In patients with history of stroke, a subanalysis of the SPARCL trial13 revealed that an LDL-C level < 70 mg/dL was associated with a 28% decrease in the risk of stroke (HR: 0.72; 95% CI: 0.59-0.89; P = .0018) without significantly increasing the risk of haemorrhagic stroke (HR: 1.28; 95% CI: 0.78-2.09; P = .3358). Furthermore, in these patients with recent stroke or TIA, a ≥ 50% decrease in LDL-C levels translated into a 31% decrease in the risk of any type of stroke (HR: 0.69; 95% CI: 0.55-0.87; P = 0.0016), a 33% decrease in the risk of ischaemic stroke (P = .0018), and a 37% decrease in the risk of major coronary event (P = .0323).

In Japan, the J-STARS study into secondary prevention of stroke included 1578 patients aged 45-80 years with history of non-cardioembolic ischaemic stroke who were randomised to receive either 10 mg/day pravastatin or a placebo and followed-up for a mean of 4.9 years. A subsequent subanalysis of this study found that the risk of stroke and TIA and all vascular events decreased with LDL-C levels of 80-100 mg/dL.14

The recently published guidelines for the management of dyslipidaemia issued by the European Society of Cardiology and the European Atherosclerosis Society are based on the premise that the lower LDL-C levels, the better.15 In fact, in patients at very high risk, with history of ACVD (including ischaemic stroke and TIA), the new target LDL-C level is < 55 mg/dL.

We should also point out that age was found to be an independent predictor of lower likelihood of statin prescription, particularly for high-intensity therapy; this was observed in both of the periods analysed.

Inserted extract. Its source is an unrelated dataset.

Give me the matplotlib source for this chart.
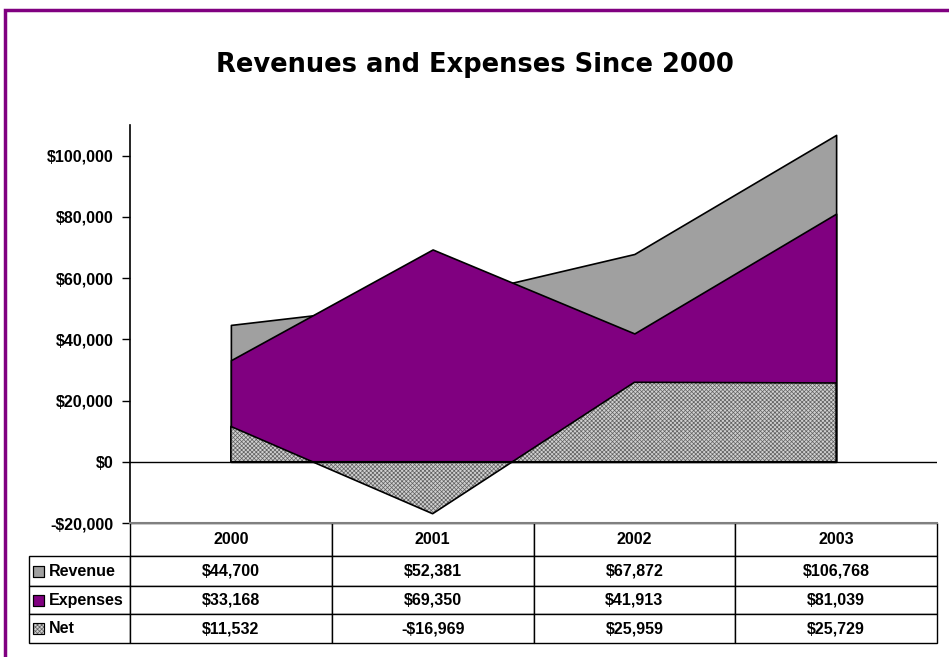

Although mean age in the SPARCL trial6 was 63 years, a subsequent subanalysis confirmed the effectiveness of statins in older patients with recent ischaemic stroke.16 In this subanalysis, patients were divided into 2 groups: older adults (≥ 65 years) and younger adults (< 65 years). The study included 2249 older adults, with a mean age of 72.4 years. Of these, 30.9% were ≥ 70 years old, and 4.6% were ≥ 80 years old. The risk of stroke or TIA (HR: 0.79; P = .01), major coronary event (HR: 0.68; P = .035), coronary heart disease (HR: 0.61; P = .0006), and revascularisation (HR: 0.55; P = .0005) also decreased considerably in the older group.

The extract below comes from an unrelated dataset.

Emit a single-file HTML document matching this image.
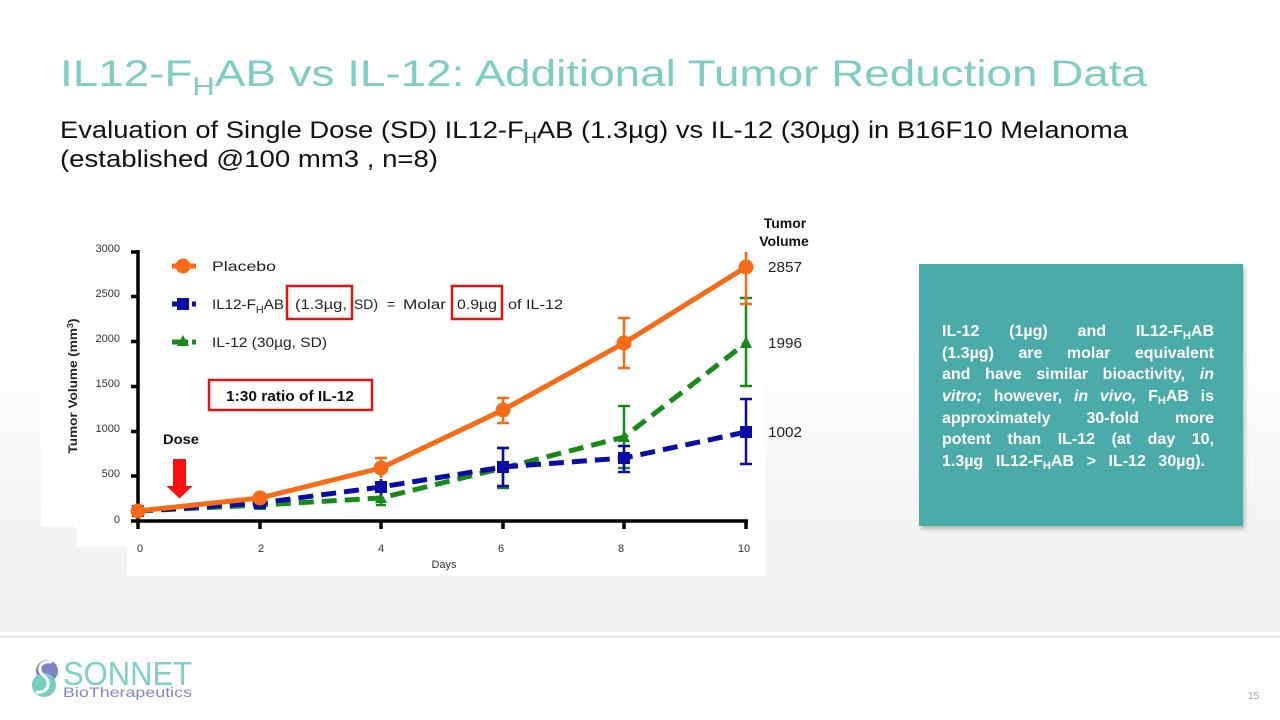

In the retrospective cohort study of primary care medical records mentioned previously,10 older age (≥ 75 years) was also correlated with lower likelihood of treatment with statins and high-intensity statin therapy.

In the light of the above, treatment with statins or high-intensity statin therapy should not be ruled out based solely on patient age; rather, treatment must always be tailored to the patient’s needs.

The limitations of our study include those inherent to retrospective studies, such as under-reporting of patients with ischaemic stroke, and those inherent to its observational design, such as variability of healthcare professionals and patients. However, our study also has multiple strengths, such as its multicentre design (with data from the main 3 hospitals in Seville), detailed data on the type and dose of statins, and the large sample size, providing an accurate reflection of daily clinical practice.

In conclusion, our results show a clear change in the prescription of statins to patients with ischaemic stroke. The publication of the SPARCL trial in 2006, which for the first time provided evidence that high-intensity statin therapy may significantly reduce stroke recurrence in patients with history of stroke and no coronary heart disease, was a turning point in the treatment of these patients. In fact, statins have emerged as a cornerstone of the pharmacological treatment of stroke.

As shown in this study, the use and dose of statins have increased considerably in recent years. However, a high percentage of patients with ischaemic stroke continue to be undertreated; statin use should be further optimised in this patient group.

Funding

None.

Conflicts of interest

The authors have no conflicts of interest to declare.